■ **What you will do**
Go through the listing below and list every line with "React".

***** Material shown

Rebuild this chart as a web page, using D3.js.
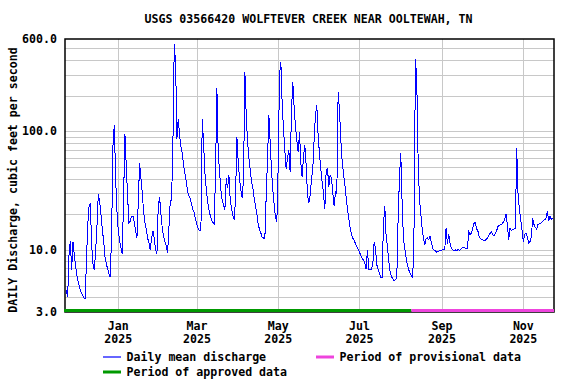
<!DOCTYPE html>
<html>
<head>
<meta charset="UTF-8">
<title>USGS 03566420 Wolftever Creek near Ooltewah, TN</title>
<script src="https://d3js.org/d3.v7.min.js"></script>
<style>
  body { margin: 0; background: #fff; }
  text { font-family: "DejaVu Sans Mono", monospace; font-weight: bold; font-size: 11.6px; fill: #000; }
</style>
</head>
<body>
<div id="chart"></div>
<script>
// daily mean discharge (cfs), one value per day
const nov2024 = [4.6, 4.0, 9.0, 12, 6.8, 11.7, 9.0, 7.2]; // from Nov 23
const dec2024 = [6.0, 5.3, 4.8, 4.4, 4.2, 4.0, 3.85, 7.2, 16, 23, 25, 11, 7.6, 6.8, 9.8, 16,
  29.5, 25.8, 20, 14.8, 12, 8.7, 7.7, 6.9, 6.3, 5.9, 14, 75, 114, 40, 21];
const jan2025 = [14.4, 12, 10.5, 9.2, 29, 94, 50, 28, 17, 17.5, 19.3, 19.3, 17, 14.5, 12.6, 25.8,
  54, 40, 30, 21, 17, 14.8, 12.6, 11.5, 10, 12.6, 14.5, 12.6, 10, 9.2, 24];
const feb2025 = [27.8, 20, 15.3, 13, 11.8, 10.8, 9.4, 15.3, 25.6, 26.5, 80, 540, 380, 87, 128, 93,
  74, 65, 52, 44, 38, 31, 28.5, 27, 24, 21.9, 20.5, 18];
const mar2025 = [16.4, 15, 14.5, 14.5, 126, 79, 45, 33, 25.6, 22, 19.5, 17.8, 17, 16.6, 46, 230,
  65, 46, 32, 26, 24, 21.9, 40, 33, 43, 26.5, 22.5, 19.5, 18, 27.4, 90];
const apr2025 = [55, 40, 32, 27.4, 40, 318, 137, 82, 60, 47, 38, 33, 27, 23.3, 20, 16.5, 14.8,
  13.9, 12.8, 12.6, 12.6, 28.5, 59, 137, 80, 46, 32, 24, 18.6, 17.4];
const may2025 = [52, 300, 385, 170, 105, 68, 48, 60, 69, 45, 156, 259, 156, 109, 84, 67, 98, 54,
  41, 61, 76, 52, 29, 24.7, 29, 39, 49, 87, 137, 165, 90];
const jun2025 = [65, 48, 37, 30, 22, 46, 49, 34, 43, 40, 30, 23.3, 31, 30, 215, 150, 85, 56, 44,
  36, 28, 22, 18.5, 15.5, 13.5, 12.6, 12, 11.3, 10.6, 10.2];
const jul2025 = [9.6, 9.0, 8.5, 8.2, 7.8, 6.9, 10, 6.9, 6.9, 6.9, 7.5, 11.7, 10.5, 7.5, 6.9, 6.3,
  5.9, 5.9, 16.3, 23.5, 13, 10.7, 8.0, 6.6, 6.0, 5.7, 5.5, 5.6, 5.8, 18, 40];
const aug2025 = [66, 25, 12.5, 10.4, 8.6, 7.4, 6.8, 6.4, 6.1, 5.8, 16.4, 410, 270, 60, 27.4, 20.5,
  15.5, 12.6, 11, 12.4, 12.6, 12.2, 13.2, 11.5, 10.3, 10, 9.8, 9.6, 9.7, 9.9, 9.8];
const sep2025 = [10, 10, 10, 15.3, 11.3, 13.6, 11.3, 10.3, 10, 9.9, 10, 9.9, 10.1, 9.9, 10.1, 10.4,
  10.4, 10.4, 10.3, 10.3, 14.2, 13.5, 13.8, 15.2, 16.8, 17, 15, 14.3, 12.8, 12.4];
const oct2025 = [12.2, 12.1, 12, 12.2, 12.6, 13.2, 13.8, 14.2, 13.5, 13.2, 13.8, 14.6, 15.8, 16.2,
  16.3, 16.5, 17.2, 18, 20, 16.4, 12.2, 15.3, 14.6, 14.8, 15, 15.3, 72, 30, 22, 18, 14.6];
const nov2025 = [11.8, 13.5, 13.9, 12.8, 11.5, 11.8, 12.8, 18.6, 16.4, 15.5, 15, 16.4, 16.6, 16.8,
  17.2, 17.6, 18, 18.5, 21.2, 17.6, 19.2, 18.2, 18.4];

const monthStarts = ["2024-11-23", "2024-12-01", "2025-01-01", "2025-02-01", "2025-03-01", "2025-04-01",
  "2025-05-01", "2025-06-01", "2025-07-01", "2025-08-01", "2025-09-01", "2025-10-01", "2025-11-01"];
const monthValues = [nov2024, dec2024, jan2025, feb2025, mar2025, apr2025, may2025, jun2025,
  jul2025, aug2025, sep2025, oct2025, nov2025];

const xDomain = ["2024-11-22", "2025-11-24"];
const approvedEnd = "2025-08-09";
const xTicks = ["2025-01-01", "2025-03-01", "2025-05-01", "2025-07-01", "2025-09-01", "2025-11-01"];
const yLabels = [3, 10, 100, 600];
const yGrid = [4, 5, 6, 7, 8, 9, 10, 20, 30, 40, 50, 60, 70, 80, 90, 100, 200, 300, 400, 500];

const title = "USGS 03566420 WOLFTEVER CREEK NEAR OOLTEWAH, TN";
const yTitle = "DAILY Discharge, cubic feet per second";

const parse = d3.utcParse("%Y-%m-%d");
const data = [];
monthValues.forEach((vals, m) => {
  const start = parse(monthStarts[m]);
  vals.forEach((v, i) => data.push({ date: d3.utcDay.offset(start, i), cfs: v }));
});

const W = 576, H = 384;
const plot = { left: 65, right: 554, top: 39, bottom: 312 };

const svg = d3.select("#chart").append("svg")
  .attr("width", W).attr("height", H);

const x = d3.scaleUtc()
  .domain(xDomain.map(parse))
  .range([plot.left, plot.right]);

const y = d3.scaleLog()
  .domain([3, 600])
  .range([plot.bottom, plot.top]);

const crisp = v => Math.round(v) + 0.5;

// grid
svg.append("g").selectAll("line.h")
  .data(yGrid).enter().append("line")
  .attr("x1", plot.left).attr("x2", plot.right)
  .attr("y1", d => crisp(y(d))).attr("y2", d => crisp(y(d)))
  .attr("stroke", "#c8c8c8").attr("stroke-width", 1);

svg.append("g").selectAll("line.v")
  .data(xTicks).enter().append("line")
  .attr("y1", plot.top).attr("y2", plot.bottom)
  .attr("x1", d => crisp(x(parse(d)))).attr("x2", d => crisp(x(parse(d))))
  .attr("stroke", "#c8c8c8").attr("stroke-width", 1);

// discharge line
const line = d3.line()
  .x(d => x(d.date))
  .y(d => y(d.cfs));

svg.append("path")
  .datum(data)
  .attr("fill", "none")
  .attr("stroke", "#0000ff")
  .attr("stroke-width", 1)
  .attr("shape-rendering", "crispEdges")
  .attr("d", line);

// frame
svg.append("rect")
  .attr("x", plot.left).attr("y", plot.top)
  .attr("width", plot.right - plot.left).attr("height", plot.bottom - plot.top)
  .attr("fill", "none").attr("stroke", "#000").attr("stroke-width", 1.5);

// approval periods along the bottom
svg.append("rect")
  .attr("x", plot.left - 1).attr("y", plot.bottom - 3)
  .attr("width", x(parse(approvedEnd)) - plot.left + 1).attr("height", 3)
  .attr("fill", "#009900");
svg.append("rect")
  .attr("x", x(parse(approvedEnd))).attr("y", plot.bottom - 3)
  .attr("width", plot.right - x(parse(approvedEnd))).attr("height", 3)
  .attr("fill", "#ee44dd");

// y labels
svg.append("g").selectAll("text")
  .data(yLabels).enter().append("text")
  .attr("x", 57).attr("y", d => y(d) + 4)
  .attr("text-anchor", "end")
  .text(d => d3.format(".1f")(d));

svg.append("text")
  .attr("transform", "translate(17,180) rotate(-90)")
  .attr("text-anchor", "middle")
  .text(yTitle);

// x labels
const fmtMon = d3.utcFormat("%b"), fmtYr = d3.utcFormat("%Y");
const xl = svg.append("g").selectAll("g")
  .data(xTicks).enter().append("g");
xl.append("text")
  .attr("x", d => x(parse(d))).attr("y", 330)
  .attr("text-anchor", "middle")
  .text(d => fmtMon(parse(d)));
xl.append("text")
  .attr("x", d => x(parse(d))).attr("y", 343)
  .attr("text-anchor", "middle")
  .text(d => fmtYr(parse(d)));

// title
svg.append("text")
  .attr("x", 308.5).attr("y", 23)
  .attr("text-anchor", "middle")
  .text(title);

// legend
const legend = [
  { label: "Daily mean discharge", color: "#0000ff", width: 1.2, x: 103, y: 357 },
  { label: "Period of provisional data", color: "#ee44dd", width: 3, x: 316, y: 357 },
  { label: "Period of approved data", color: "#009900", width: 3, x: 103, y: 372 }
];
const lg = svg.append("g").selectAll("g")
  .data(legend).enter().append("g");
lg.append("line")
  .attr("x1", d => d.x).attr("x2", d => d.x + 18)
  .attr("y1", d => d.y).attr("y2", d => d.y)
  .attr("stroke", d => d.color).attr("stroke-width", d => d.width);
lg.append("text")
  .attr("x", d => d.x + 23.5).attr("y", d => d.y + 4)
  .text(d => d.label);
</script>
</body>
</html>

**********
***** Material shown

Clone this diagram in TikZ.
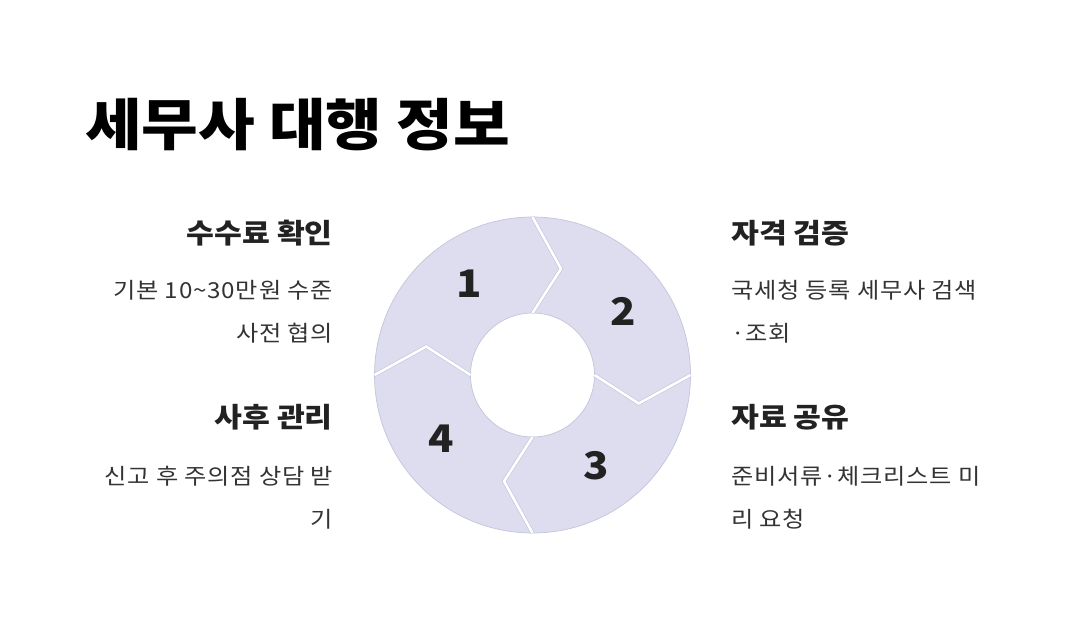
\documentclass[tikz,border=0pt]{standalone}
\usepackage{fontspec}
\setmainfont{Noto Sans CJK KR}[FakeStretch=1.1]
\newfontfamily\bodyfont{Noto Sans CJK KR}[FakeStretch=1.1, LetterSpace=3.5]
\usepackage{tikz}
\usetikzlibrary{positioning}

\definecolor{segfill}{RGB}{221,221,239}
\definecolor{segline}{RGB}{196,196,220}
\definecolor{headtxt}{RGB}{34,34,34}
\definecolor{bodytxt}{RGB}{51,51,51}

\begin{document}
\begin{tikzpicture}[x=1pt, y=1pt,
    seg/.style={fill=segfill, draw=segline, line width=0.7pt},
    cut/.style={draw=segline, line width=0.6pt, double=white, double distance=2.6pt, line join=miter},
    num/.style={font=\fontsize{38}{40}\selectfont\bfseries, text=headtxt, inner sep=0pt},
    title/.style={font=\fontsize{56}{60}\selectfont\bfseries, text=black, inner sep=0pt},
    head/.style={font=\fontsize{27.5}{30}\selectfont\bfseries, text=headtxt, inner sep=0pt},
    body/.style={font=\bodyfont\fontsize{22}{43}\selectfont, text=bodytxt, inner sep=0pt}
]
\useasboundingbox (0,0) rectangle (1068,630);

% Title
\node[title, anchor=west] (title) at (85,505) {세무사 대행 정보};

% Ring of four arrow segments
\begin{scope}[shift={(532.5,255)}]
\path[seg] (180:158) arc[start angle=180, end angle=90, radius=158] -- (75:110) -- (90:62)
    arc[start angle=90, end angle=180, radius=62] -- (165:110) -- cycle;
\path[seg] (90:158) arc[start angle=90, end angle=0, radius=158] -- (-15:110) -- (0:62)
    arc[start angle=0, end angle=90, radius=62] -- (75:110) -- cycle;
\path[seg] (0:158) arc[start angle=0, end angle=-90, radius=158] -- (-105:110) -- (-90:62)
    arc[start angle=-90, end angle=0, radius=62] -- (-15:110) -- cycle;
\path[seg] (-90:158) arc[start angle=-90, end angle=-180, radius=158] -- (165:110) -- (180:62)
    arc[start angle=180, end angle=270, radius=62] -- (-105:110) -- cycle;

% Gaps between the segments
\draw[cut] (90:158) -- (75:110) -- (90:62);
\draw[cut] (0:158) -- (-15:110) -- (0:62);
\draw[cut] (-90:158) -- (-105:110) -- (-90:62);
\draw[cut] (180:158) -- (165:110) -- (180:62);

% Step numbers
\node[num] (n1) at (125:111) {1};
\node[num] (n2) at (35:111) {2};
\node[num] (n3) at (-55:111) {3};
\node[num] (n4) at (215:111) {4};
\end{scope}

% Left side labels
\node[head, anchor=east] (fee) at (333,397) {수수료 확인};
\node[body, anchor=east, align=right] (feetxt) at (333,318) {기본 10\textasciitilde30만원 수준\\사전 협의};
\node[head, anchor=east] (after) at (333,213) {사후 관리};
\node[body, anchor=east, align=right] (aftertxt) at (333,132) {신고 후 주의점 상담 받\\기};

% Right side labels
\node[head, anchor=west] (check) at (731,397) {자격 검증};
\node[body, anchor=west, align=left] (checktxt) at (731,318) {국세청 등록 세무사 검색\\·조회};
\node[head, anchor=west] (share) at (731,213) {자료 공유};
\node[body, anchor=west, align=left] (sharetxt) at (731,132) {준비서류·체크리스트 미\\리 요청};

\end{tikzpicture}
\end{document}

**********
***** Material shown

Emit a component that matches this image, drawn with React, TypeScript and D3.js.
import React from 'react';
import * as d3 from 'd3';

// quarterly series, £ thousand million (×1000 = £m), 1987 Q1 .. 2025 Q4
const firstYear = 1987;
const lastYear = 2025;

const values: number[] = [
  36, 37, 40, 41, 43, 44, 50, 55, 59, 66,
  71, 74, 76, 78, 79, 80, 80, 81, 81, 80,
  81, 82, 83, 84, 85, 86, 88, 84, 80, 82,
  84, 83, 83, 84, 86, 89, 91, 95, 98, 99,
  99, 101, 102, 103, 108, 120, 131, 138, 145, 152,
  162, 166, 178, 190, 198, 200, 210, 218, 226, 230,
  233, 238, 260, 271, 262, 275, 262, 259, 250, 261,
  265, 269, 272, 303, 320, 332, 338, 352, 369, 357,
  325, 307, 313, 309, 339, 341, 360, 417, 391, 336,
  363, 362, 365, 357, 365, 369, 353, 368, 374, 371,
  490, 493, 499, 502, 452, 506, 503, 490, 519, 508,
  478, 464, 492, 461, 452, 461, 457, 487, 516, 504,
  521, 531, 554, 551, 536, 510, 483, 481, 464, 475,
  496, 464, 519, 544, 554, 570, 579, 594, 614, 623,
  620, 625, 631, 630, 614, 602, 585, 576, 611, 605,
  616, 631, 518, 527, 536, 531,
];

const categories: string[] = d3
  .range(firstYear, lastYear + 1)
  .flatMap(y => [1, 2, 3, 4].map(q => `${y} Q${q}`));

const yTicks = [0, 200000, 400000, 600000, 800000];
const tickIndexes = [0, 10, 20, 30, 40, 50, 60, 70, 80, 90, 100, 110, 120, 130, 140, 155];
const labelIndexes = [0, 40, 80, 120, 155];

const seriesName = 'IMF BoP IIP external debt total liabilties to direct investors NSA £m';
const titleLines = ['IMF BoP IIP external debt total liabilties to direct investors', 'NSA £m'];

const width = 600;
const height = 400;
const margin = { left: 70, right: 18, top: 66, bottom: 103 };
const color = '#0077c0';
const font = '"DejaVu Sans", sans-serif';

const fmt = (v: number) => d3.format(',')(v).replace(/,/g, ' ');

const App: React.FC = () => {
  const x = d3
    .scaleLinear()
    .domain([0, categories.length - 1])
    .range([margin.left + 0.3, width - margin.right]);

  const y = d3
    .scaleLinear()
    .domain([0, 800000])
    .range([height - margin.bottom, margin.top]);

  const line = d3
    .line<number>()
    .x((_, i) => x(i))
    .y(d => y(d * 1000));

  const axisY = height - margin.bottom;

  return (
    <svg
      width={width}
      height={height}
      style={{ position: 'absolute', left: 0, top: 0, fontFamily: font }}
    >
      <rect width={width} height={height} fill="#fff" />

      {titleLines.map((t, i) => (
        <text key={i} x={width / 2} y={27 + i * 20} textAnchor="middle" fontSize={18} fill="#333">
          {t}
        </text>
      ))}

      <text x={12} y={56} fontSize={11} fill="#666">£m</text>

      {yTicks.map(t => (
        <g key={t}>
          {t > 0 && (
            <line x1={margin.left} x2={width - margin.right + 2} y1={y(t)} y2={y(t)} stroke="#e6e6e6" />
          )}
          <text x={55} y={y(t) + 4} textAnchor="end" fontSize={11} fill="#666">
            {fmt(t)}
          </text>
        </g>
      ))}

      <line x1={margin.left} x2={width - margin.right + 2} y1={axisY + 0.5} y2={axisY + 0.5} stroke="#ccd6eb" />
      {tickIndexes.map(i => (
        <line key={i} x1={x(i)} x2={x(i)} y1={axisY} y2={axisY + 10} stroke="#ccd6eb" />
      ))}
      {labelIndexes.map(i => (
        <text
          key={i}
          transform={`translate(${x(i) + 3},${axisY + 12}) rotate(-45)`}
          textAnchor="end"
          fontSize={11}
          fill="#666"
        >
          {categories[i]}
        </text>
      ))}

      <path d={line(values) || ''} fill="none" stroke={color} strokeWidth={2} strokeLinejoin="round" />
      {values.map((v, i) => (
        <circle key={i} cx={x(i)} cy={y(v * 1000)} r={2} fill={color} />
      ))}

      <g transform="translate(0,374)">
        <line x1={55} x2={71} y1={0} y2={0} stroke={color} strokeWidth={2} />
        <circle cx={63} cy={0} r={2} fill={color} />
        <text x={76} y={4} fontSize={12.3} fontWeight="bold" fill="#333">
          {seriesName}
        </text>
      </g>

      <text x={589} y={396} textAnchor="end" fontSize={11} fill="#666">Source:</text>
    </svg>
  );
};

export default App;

**********

■ **Expected answer**
Emit a component that matches this image, drawn with React, TypeScript and D3.js.
import React from 'react';
const App: React.FC = () => {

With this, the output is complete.